Robert Eggers has always excelled at creating atmospheres in his films through set design, lighting, costumes, dialogue, etc. Whether it be using entirely natural lighting to create a bleak and dreary ambiance to The VVitch (2015) or rough focus and black-and-white filming of The Lighthouse (2019), Eggers never fails to disappoint with his stylistic choices, which continues in Nosferatu. The scale models of the aerial views of Wilsburg, the entirely practical makeup used on Skarsgaard to transform him into Orlok, even the detail to have Thomas meet Orlok for the first time at a crossroads – a location symbolized with the devil and demons – really show his knack for horror, making him, in my opinion, the director in the genre today.
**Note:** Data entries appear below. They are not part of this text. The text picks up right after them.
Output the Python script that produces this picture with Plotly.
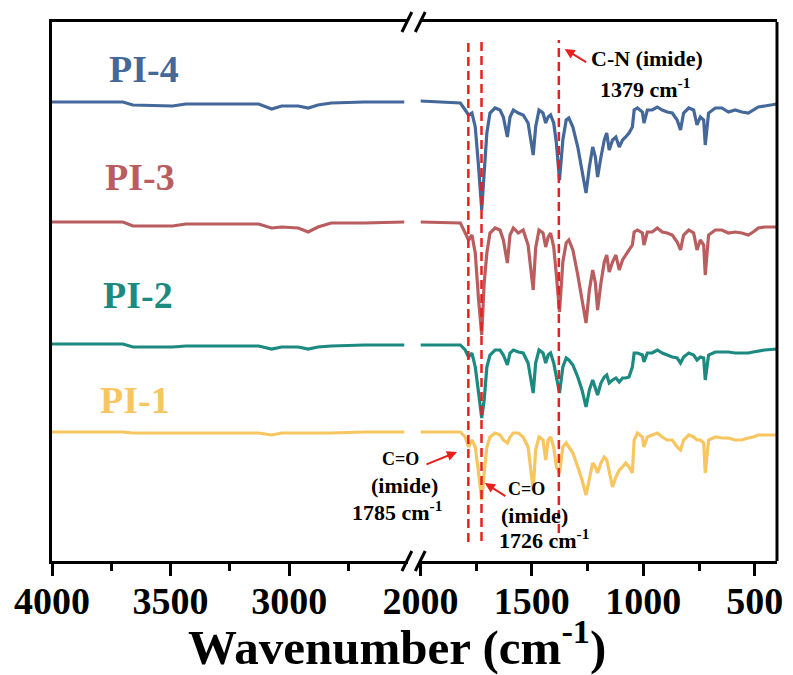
import plotly.graph_objects as go

# ---------------- data ----------------
# high-wavenumber window (left panel, cm^-1)
WN_HIGH = [4000, 3701, 3659, 3492, 3436, 3129, 3074, 3032, 2962, 2920, 2879, 2823, 2683, 2544, 2515]
PI4_HIGH = [459, 459, 456, 455, 457, 457, 452, 455, 455, 453, 456, 458, 459, 459, 459]
PI3_HIGH = [339, 339, 335, 335, 337, 337, 333, 334, 333, 329, 334, 338, 338, 339, 339]
PI2_HIGH = [217, 217, 214, 214, 215, 215, 212, 214, 214, 212, 214, 215, 216, 216, 216]
PI1_HIGH = [129, 129, 128, 128, 128, 128, 126, 128, 128, 128, 128, 128, 129, 129, 129]

# fingerprint window (right panel, cm^-1)
WN_LOW = [2000, 1821, 1799, 1784, 1769, 1754, 1739, 1725, 1714, 1702,
          1688, 1665, 1643, 1628, 1610, 1598, 1583, 1561, 1539, 1517,
          1494, 1483, 1468, 1450, 1438, 1427, 1416, 1402, 1390, 1376,
          1361, 1346, 1334, 1316, 1294, 1275, 1257, 1242, 1227, 1215,
          1205, 1190, 1175, 1164, 1153, 1138, 1123, 1108, 1093, 1079,
          1064, 1049, 1041, 1026, 1004, 997, 982, 960, 937, 915,
          893, 870, 848, 833, 819, 796, 774, 759, 744, 729,
          722, 707, 677, 647, 618, 588, 558, 529, 507, 484,
          455, 400]
PI4_LOW = [460, 458, 451, 446, 448, 434, 394, 351, 388, 428,
           448, 453, 451, 444, 424, 444, 451, 448, 446, 438,
           406, 434, 451, 448, 438, 444, 446, 438, 418, 381,
           421, 441, 443, 434, 414, 391, 368, 394, 414, 404,
           384, 404, 421, 428, 411, 421, 424, 414, 421, 424,
           428, 434, 451, 453, 449, 438, 451, 451, 454, 451,
           449, 448, 441, 431, 448, 453, 451, 436, 444, 441,
           416, 448, 453, 453, 449, 451, 449, 448, 451, 454,
           455, 457]
PI3_LOW = [339, 338, 328, 321, 326, 308, 261, 226, 278, 308,
           328, 333, 331, 321, 298, 326, 333, 328, 331, 316,
           271, 313, 331, 328, 314, 324, 328, 314, 286, 249,
           299, 318, 321, 311, 286, 261, 238, 271, 291, 278,
           251, 278, 299, 306, 289, 299, 306, 291, 301, 306,
           311, 316, 329, 331, 328, 316, 329, 329, 333, 329,
           328, 326, 319, 311, 326, 331, 328, 311, 321, 316,
           286, 326, 331, 331, 328, 329, 328, 326, 329, 333,
           334, 334]
PI2_LOW = [216, 216, 211, 204, 208, 194, 168, 143, 161, 194,
           206, 211, 211, 206, 196, 208, 211, 209, 208, 198,
           168, 198, 211, 208, 198, 206, 208, 198, 184, 168,
           194, 203, 201, 196, 184, 171, 154, 171, 181, 174,
           166, 178, 184, 186, 178, 181, 183, 179, 183, 183,
           184, 194, 208, 208, 206, 199, 208, 208, 211, 208,
           206, 204, 203, 198, 204, 208, 206, 201, 204, 203,
           181, 206, 209, 209, 209, 208, 208, 208, 209, 210,
           211, 212]
PI1_LOW = [129, 129, 124, 114, 121, 114, 88, 61, 88, 114,
           124, 128, 126, 121, 118, 124, 128, 128, 124, 114,
           71, 111, 124, 121, 101, 121, 124, 114, 94, 88,
           114, 118, 114, 108, 94, 81, 66, 81, 98, 94,
           88, 98, 104, 101, 88, 74, 84, 91, 94, 98,
           94, 88, 121, 128, 124, 114, 124, 126, 128, 124,
           121, 121, 114, 111, 121, 126, 124, 121, 121, 118,
           88, 121, 124, 123, 123, 121, 121, 123, 124, 126,
           126, 126]

SERIES = ["PI-4", "PI-3", "PI-2", "PI-1"]
COLORS = ["#45689A", "#B95D5F", "#1C8A80", "#F8C660"]

MARKER_WN = [1785, 1726, 1379]
MARKER_TOP = [520, 520, 521]
MARKER_BOTTOM = [19, 20, 28]

HIGH_TICKS = [4000, 3500, 3000]
HIGH_MINOR = [3750, 3250, 2750]
LOW_TICKS = [2000, 1500, 1000, 500]
LOW_MINOR = [1750, 1250, 750]

# ---------------- figure ----------------
SERIF = "Liberation Serif, Times New Roman, serif"
fig = go.Figure()

highs = [PI4_HIGH, PI3_HIGH, PI2_HIGH, PI1_HIGH]
lows = [PI4_LOW, PI3_LOW, PI2_LOW, PI1_LOW]
for name, col, hv, lv in zip(SERIES, COLORS, highs, lows):
    fig.add_trace(go.Scatter(x=WN_HIGH, y=hv, mode="lines", name=name,
                             line=dict(color=col, width=3.2), xaxis="x", yaxis="y"))
    fig.add_trace(go.Scatter(x=WN_LOW, y=lv, mode="lines", name=name, showlegend=False,
                             line=dict(color=col, width=3.2), xaxis="x2", yaxis="y"))

for wn, top, bot in zip(MARKER_WN, MARKER_TOP, MARKER_BOTTOM):
    fig.add_trace(go.Scatter(x=[wn, wn], y=[bot, top], mode="lines", showlegend=False,
                             line=dict(color="#E8201E", width=2.5, dash="9px,5px"),
                             xaxis="x2", yaxis="y"))

tickfont = dict(family=SERIF, size=38, color="black", weight="bold")
common = dict(showline=True, linewidth=3, linecolor="black", mirror=True,
              ticks="outside", ticklen=12, tickwidth=2.5, tickcolor="black",
              showgrid=False, zeroline=False, tickfont=tickfont, anchor="y",
              ticklabelstandoff=-8)

fig.update_layout(
    width=793, height=675,
    margin=dict(l=52, r=10, t=22, b=114),
    paper_bgcolor="white", plot_bgcolor="white",
    showlegend=False,
    xaxis=dict(domain=[0, 0.4908], range=[4000, 2500], tickvals=HIGH_TICKS,
               ticktext=[str(v) for v in HIGH_TICKS],
               minor=dict(tickvals=HIGH_MINOR, ticks="outside", ticklen=7,
                          tickwidth=2.5, tickcolor="black"), **common),
    xaxis2=dict(domain=[0.5082, 1], range=[2000, 400], tickvals=LOW_TICKS,
                ticktext=[str(v) for v in LOW_TICKS],
                minor=dict(tickvals=LOW_MINOR, ticks="outside", ticklen=7,
                           tickwidth=2.5, tickcolor="black"), **common),
    yaxis=dict(domain=[0, 1], range=[0, 539], showline=True, linewidth=3,
               linecolor="black", ticks="", showticklabels=False,
               showgrid=False, zeroline=False, anchor="x"),
)

# right frame border
fig.add_shape(type="line", xref="paper", yref="paper", x0=1, x1=1, y0=0, y1=1,
              line=dict(color="black", width=3))


# axis-break marks
def px2paper(x, y):
    return (x - 51.7) / 731.0, (561.0 - y) / 539.0


for cy in (22, 561):
    for cx in (409.5, 423.0):
        x0, y0 = px2paper(cx - 5, cy + 10)
        x1, y1 = px2paper(cx + 5, cy - 10)
        fig.add_shape(type="line", xref="paper", yref="paper", x0=x0, y0=y0, x1=x1, y1=y1,
                      line=dict(color="black", width=3))

# series labels
label_pos = [(144, 69), (140, 177), (138, 295), (135, 400)]
for name, col, (lx, ly) in zip(SERIES, COLORS, label_pos):
    xp, yp = px2paper(lx, ly)
    fig.add_annotation(x=xp, y=yp, xref="paper", yref="paper", text=name, showarrow=False,
                       font=dict(family=SERIF, size=38, color=col, weight="bold"),
                       xanchor="center", yanchor="middle")

# peak annotations
texts = [
    ("C-N (imide)", 652, 59, 22),
    ("1379 cm<sup>-1</sup>", 650, 88, 22),
    ("C=O", 403, 459, 18),
    ("(imide)", 407, 485, 22),
    ("1785 cm<sup>-1</sup>", 400, 511, 22),
    ("C=O", 530, 489, 18),
    ("(imide)", 538, 515, 22),
    ("1726 cm<sup>-1</sup>", 548, 539, 22),
]
for t, tx, ty, fs in texts:
    xp, yp = px2paper(tx, ty)
    fig.add_annotation(x=xp, y=yp, xref="paper", yref="paper", text=t, showarrow=False,
                       font=dict(family=SERIF, size=fs, color="black", weight="bold"),
                       xanchor="center", yanchor="middle")

# arrows (head in data coords, tail as pixel offset)
arrows = [(1353, 512, 23, 14), (1836, 109, -32, 13), (1711, 78, 22, 14)]
for ax_wn, ay_v, dx, dy in arrows:
    fig.add_annotation(x=ax_wn, y=ay_v, xref="x2", yref="y", ax=dx, ay=dy,
                       showarrow=True, arrowhead=2, arrowsize=1, arrowwidth=2,
                       arrowcolor="#E8201E", text="")

# axis title
xp, yp = px2paper(400, 643)
fig.add_annotation(x=xp, y=yp, xref="paper", yref="paper",
                   text="Wavenumber (cm<sup>-1</sup>)", showarrow=False,
                   font=dict(family=SERIF, size=49, color="black", weight="bold"),
                   xanchor="center", yanchor="middle")

fig.write_html("out.html", config={"displayModeBar": False},
               post_script="document.body.style.margin='0';document.body.style.overflow='hidden';")
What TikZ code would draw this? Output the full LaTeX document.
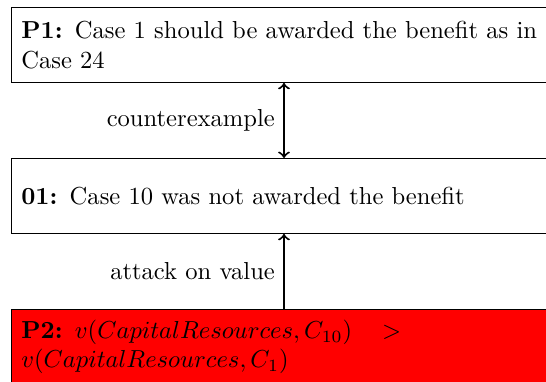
\documentclass[tikz,border=0pt]{standalone}
\begin{document}
\begin{tikzpicture}[x=0.4068pt,y=-0.4068pt,
  claim/.style={draw=black, line width=0.4pt, anchor=north west,
    text width=222pt, align=left, inner xsep=4pt, minimum height=30.5pt},
  link/.style={thick}]
\useasboundingbox (0,0) rectangle (546,381);
\node[claim] (p1) at (11,7) {\textbf{P1:} Case 1 should be awarded the benefit as in Case 24};
\node[claim] (o1) at (11,158) {\textbf{01:} Case 10 was not awarded the benefit};
\node[claim, fill=red] (p2) at (11,309) {\textbf{P2:} $v(Capital Resources, C_{10}) > v(Capital Resources, C_1)$};
\coordinate (ax) at (284,0);
\draw[link,<->] (p1.south -| ax) -- node[left] {counterexample} (o1.north -| ax);
\draw[link,->] (p2.north -| ax) -- node[left] {attack on value} (o1.south -| ax);
\end{tikzpicture}
\end{document}
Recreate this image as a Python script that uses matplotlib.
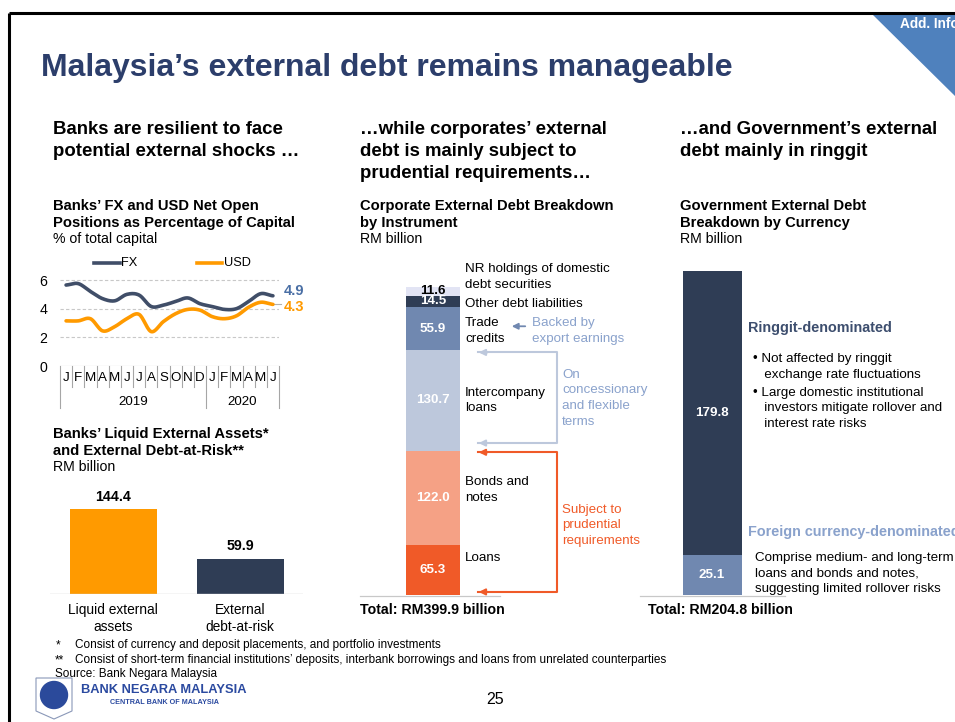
import numpy as np
import matplotlib
matplotlib.use('Agg')
import matplotlib.pyplot as plt
from matplotlib.patches import Polygon, Circle

plt.rcParams['font.family'] = ['Liberation Sans', 'DejaVu Sans']

W, H = 955, 722

# net open positions, % of capital, Jan 2019 - Jun 2020
months = ['J', 'F', 'M', 'A', 'M', 'J', 'J', 'A', 'S', 'O', 'N', 'D',
          'J', 'F', 'M', 'A', 'M', 'J']
years = ['2019', '2020']
fx = [5.65, 5.75, 5.2, 4.7, 4.55, 5.0, 4.95, 4.15, 4.25, 4.5, 4.75, 4.35,
      4.15, 3.95, 4.0, 4.5, 5.05, 4.9]
usd = [3.15, 3.15, 3.3, 2.45, 2.75, 3.3, 3.6, 2.4, 3.1, 3.65, 3.95, 3.9,
       3.45, 3.3, 3.5, 4.1, 4.45, 4.3]

# liquid external assets vs debt-at-risk, RM billion
bank_cats = ['Liquid external\nassets', 'External\ndebt-at-risk']
bank_vals = [144.4, 59.9]

# corporate external debt by instrument, RM billion (bottom to top)
corp_cats = ['Loans', 'Bonds and\nnotes', 'Intercompany\nloans', 'Trade\ncredits',
             'Other debt liabilities', 'NR holdings of domestic\ndebt securities']
corp_vals = [65.3, 122.0, 130.7, 55.9, 14.5, 11.6]
corp_total = 399.9

# government external debt by currency, RM billion (bottom to top)
gov_cats = ['Foreign currency-denominated', 'Ringgit-denominated']
gov_vals = [25.1, 179.8]
gov_total = 204.8

NAVY = '#2f3d55'
ORANGE = '#ff9a00'
SLATE = '#7088b0'
PALE = '#bdc8dc'
SALMON = '#f5a185'
RED = '#f05a28'
LAV = '#e2e4f4'
TITLE = '#2c3e6b'
ANNO = '#8aa2cc'

BODY = 9.6
LS = 1.4


def box(x0, y0, x1, y1):
    return [x0 / W, 1 - y1 / H, (x1 - x0) / W, (y1 - y0) / H]


def smooth(vals, n=16):
    p = np.concatenate([[vals[0]], vals, [vals[-1]]])
    xs, ys = [], []
    t = np.linspace(0, 1, n, endpoint=False)
    for i in range(len(vals) - 1):
        p0, p1, p2, p3 = p[i], p[i + 1], p[i + 2], p[i + 3]
        ys.append(0.5 * (2 * p1 + (-p0 + p2) * t + (2 * p0 - 5 * p1 + 4 * p2 - p3) * t ** 2
                         + (-p0 + 3 * p1 - 3 * p2 + p3) * t ** 3))
        xs.append(i + t)
    xs.append([len(vals) - 1])
    ys.append([vals[-1]])
    return np.concatenate(xs), np.concatenate(ys)


fig = plt.figure(figsize=(9.55, 7.22), dpi=100)

# page layer in pixel units
pg = fig.add_axes([0, 0, 1, 1])
pg.set_xlim(0, W)
pg.set_ylim(H, 0)
pg.axis('off')

pg.plot([9, W], [13, 13], color='black', lw=2.2, solid_capstyle='butt')
pg.plot([9, 9], [13, H], color='black', lw=2.2, solid_capstyle='butt')
pg.add_patch(Polygon([[872, 14], [W, 14], [W, 96]], closed=True, color='#4f81bd', lw=0))
pg.text(900, 24, 'Add. Info', color='white', fontsize=9.8, fontweight='bold', va='center')

pg.text(41, 68, 'Malaysia\u2019s external debt remains manageable', color=TITLE,
        fontsize=23, fontweight='bold', va='center')

# multi-line texts below are anchored on the baseline of their last line
head = dict(fontsize=13.4, fontweight='bold', va='baseline', linespacing=1.38)
pg.text(53, 156, 'Banks are resilient to face\npotential external shocks \u2026', **head)
pg.text(360, 178, '\u2026while corporates\u2019 external\ndebt is mainly subject to\nprudential requirements\u2026', **head)
pg.text(680, 156, '\u2026and Government\u2019s external\ndebt mainly in ringgit', **head)

sub = dict(fontsize=10.6, fontweight='bold', va='baseline', linespacing=1.3)
unit = dict(fontsize=10.2, va='center')
pg.text(53, 227, 'Banks\u2019 FX and USD Net Open\nPositions as Percentage of Capital', **sub)
pg.text(53, 239, '% of total capital', **unit)
pg.text(360, 227, 'Corporate External Debt Breakdown\nby Instrument', **sub)
pg.text(360, 239, 'RM billion', **unit)
pg.text(680, 227, 'Government External Debt\nBreakdown by Currency', **sub)
pg.text(680, 239, 'RM billion', **unit)
pg.text(53, 455, 'Banks\u2019 Liquid External Assets*\nand External Debt-at-Risk**', **sub)
pg.text(53, 467, 'RM billion', **unit)

foot = dict(fontsize=8.5, va='center')
pg.text(56, 645, '*', **foot)
pg.text(75, 645, 'Consist of currency and deposit placements, and portfolio investments', **foot)
pg.text(55, 660, '**', **foot)
pg.text(75, 660, 'Consist of short-term financial institutions\u2019 deposits, interbank borrowings '
        'and loans from unrelated counterparties', **foot)
pg.text(55, 674, 'Source: Bank Negara Malaysia', **foot)

# central bank crest and name
pg.add_patch(Polygon([[36, 678], [72, 678], [72, 711], [54, 719], [36, 711]], closed=True,
                     facecolor='white', edgecolor='#8a98b8', lw=0.8))
pg.add_patch(Circle((54, 695), 13.5, color='#2b4a9b'))
pg.text(81, 690, 'BANK NEGARA MALAYSIA', color='#2b4aa0', fontsize=9.3, fontweight='bold', va='center')
pg.text(110, 703, 'CENTRAL BANK OF MALAYSIA', color='#2b4aa0', fontsize=5.2, fontweight='bold', va='center')
pg.text(495, 699, '25', fontsize=11.5, ha='center', va='center')

# ---- FX / USD net open positions
ax = fig.add_axes(box(60, 270, 279, 366))
ax.set_xlim(-0.5, 17.5)
ax.set_ylim(0, 6.7)
for s in ax.spines.values():
    s.set_visible(False)
ax.set_xticks([])
ax.set_yticks([0, 2, 4, 6])
ax.tick_params(axis='y', length=0, labelsize=10.2, pad=9)
for v in [2, 4, 6]:
    ax.axhline(v, color='#c8c8c8', lw=0.8, ls=(0, (3, 2)), zorder=1)
ax.axhline(0, color='#a6a6a6', lw=0.8, zorder=1)

xs, ys = smooth(np.array(fx))
ax.plot(xs, ys, color='#404e68', lw=2.6, zorder=3, solid_capstyle='round')
xs, ys = smooth(np.array(usd))
ax.plot(xs, ys, color=ORANGE, lw=2.6, zorder=3, solid_capstyle='round')
ax.plot([17.05, 17.7], [usd[-1], usd[-1]], color='#b0b0b0', lw=0.8, clip_on=False)
ax.text(17.9, fx[-1] + 0.35, f'{fx[-1]:.1f}', color='#4a6fa5', fontsize=10.5,
        fontweight='bold', va='center', clip_on=False)
ax.text(17.9, usd[-1] - 0.2, f'{usd[-1]:.1f}', color=ORANGE, fontsize=10.5,
        fontweight='bold', va='center', clip_on=False)

# legend row
ax.plot([2.3, 4.4], [7.2, 7.2], color='#404e68', lw=2.6, clip_on=False)
ax.text(4.5, 7.2, 'FX', fontsize=9.2, va='center')
ax.plot([10.8, 12.8], [7.2, 7.2], color=ORANGE, lw=2.6, clip_on=False)
ax.text(12.95, 7.2, 'USD', fontsize=9.2, va='center')

# month / year category axis
for i, m in enumerate(months):
    ax.text(i, -0.84, m, fontsize=9.6, ha='center', va='center')
for i in range(len(months) + 1):
    edge = i - 0.5
    low = -2.9 if i in (0, 12, len(months)) else -1.5
    ax.plot([edge, edge], [0, low], color='#a6a6a6', lw=0.8, clip_on=False)
ax.text(5.5, -2.5, years[0], fontsize=9.6, ha='center', va='center')
ax.text(14.5, -2.5, years[1], fontsize=9.6, ha='center', va='center')

# ---- liquid assets vs debt-at-risk
bx = fig.add_axes(box(50, 480, 303, 594))
bx.set_xlim(50, 303)
bx.set_ylim(0, 193.6)
bx.axis('off')
bpos = [113, 240]
bx.bar(bpos, bank_vals, width=87, color=[ORANGE, NAVY])
bx.axhline(0, color='#d0d0d0', lw=1)
for x, v, c in zip(bpos, bank_vals, bank_cats):
    bx.text(x, v + 9, f'{v:.1f}', fontsize=10.2, fontweight='bold', ha='center', va='bottom')
    bx.text(x, -15, c, fontsize=BODY + 0.3, ha='center', va='top', linespacing=1.3)

# ---- corporate external debt stack
cx = fig.add_axes(box(360, 250, 660, 595))
cx.set_xlim(360, 660)
cx.set_ylim(0, 448)
cx.axis('off')
ccols = [RED, SALMON, PALE, SLATE, NAVY, LAV]
cbase = np.concatenate([[0], np.cumsum(corp_vals)[:-1]])
cx.bar(433, corp_vals, width=54, bottom=cbase, color=ccols, lw=0)
for v, b, col in zip(corp_vals, cbase, ccols):
    tc = 'black' if col == LAV else 'white'
    cx.text(433, b + v / 2, f'{v:.1f}', color=tc, fontsize=9.6, fontweight='bold',
            ha='center', va='center')
lab_off = [15, 10, 0, -3, -3, 19]
for v, b, name, off in zip(corp_vals, cbase, corp_cats, lab_off):
    cx.text(465, b + v / 2 + off, name, fontsize=BODY, va='center', linespacing=LS)
cx.plot([360, 500], [-1, -1], color='#c8c8c8', lw=0.9, clip_on=False)
cx.text(360, -19, f'Total: RM{corp_total:.1f} billion', fontsize=10.2,
        fontweight='bold', va='center')

tc_mid = cbase[3] + corp_vals[3] / 2
cx.annotate('', xy=(509, tc_mid + 3), xytext=(528, tc_mid + 3),
            arrowprops=dict(arrowstyle='-|>', color=SLATE, lw=1.3, mutation_scale=9))
cx.text(532, tc_mid - 3.5, 'Backed by\nexport earnings', color=ANNO, fontsize=BODY,
        va='center', linespacing=LS)

ic_top = cbase[2] + corp_vals[2]
ic_bot = cbase[2]
cx.plot([478, 557, 557, 478], [ic_top - 3, ic_top - 3, ic_bot + 10, ic_bot + 10],
        color=PALE, lw=1.5)
for y in (ic_top - 3, ic_bot + 10):
    cx.annotate('', xy=(476, y), xytext=(490, y),
                arrowprops=dict(arrowstyle='-|>', color=PALE, lw=1.5, mutation_scale=9))
cx.text(562, (ic_top + ic_bot) / 2 + 3, 'On\nconcessionary\nand flexible\nterms',
        color=ANNO, fontsize=BODY, va='center', linespacing=LS)

cx.plot([478, 557, 557, 478], [ic_bot - 2, ic_bot - 2, 4, 4], color=RED, lw=1.5)
for y in (ic_bot - 2, 4):
    cx.annotate('', xy=(476, y), xytext=(490, y),
                arrowprops=dict(arrowstyle='-|>', color=RED, lw=1.5, mutation_scale=9))
cx.text(562, ic_bot / 2 - 3, 'Subject to\nprudential\nrequirements', color=RED,
        fontsize=BODY, va='center', linespacing=LS)

# ---- government external debt stack
gx = fig.add_axes(box(640, 250, 955, 595))
gx.set_xlim(640, 955)
gx.set_ylim(0, 218.2)
gx.axis('off')
gcols = [SLATE, NAVY]
gbase = [0, gov_vals[0]]
gx.bar(712, gov_vals, width=59, bottom=gbase, color=gcols, lw=0)
for v, b in zip(gov_vals, gbase):
    gx.text(712, b + v / 2, f'{v:.1f}', color='white', fontsize=9.6,
            fontweight='bold', ha='center', va='center')
gx.plot([640, 785], [-0.6, -0.6], color='#c8c8c8', lw=0.9, clip_on=False)
gx.text(648, -9.5, f'Total: RM{gov_total:.1f} billion', fontsize=10.2,
        fontweight='bold', va='center')

gx.text(748, 169, gov_cats[1], color='#3d4e6e', fontsize=10.4, fontweight='bold', va='center')
gx.text(753, 137.3, '\u2022 Not affected by ringgit\n   exchange rate fluctuations',
        fontsize=BODY, va='baseline', linespacing=LS)
gx.text(753, 106.3, '\u2022 Large domestic institutional\n   investors mitigate rollover and\n   interest rate risks',
        fontsize=BODY, va='baseline', linespacing=LS)
gx.text(748, 40, gov_cats[0], color=ANNO, fontsize=10.4, fontweight='bold', va='center',
        clip_on=True)
gx.text(755, 1.9, 'Comprise medium- and long-term\nloans and bonds and notes,\nsuggesting limited rollover risks',
        fontsize=BODY, va='baseline', linespacing=LS)

fig.savefig('out.png', dpi=100)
Nosferatu also uses but does not rely on, jumpscares to make the audience scared. Instead, it masterfully creates tension and fear through lighting, music, audio mixing, sound effects, camera angles, and creating an aura of terror around the titular Count.
I really commend Bill Skarsgaard for his performance. His Eastern European accent and heavy breathing, along with the mixing of his voice to make it dominate every scene Orlok is in, makes the audience fear Orlok and his overreaching shadow without seeing more than his silhouette, differing from the 1922 film where Count Orlok is nearly always in light on screen. This shows the tremendous job done by Eggers to make the audience not only scared of the vampire but also the idea that Orlok could be anywhere at any time to make sure the viewers aren’t at ease until sunrise. Whenever the audience does see Orlok, he is cloaked by shadow, the night, or a heavy overcoat, only shown in full lighting when he realizes his fate while naked and draining the blood from the heart of Ellen. Orlok is rotting, covered in maggots, and boasting a bushy mustache, and without knowing that Skarsgaard is Orlok, I wouldn’t be able to tell it was him, so I give kudos to the makeup department, they did amazing making the monster.
Overall, Nosferatu gave more quality scares in its 2-hour 16-minute runtime than nearly any other movie I’ve seen over the past few years. There are only a few other horror films that I can think of that are in the same ballpark as Nosferatu in the quality, art design, cinematography, acting, and sound design individually, let alone adding them all together to create what is sure to be a commercial and critical success. It doesn’t have the extreme gore of slashers nor the cheesy aspects of monster flicks. Nosferatu combines them all to create a masterpiece. Everything Robert Eggers touches turns to gold, and I’m glad his lifelong passion project was such a revelation.
I can’t wait to see what he does in the future.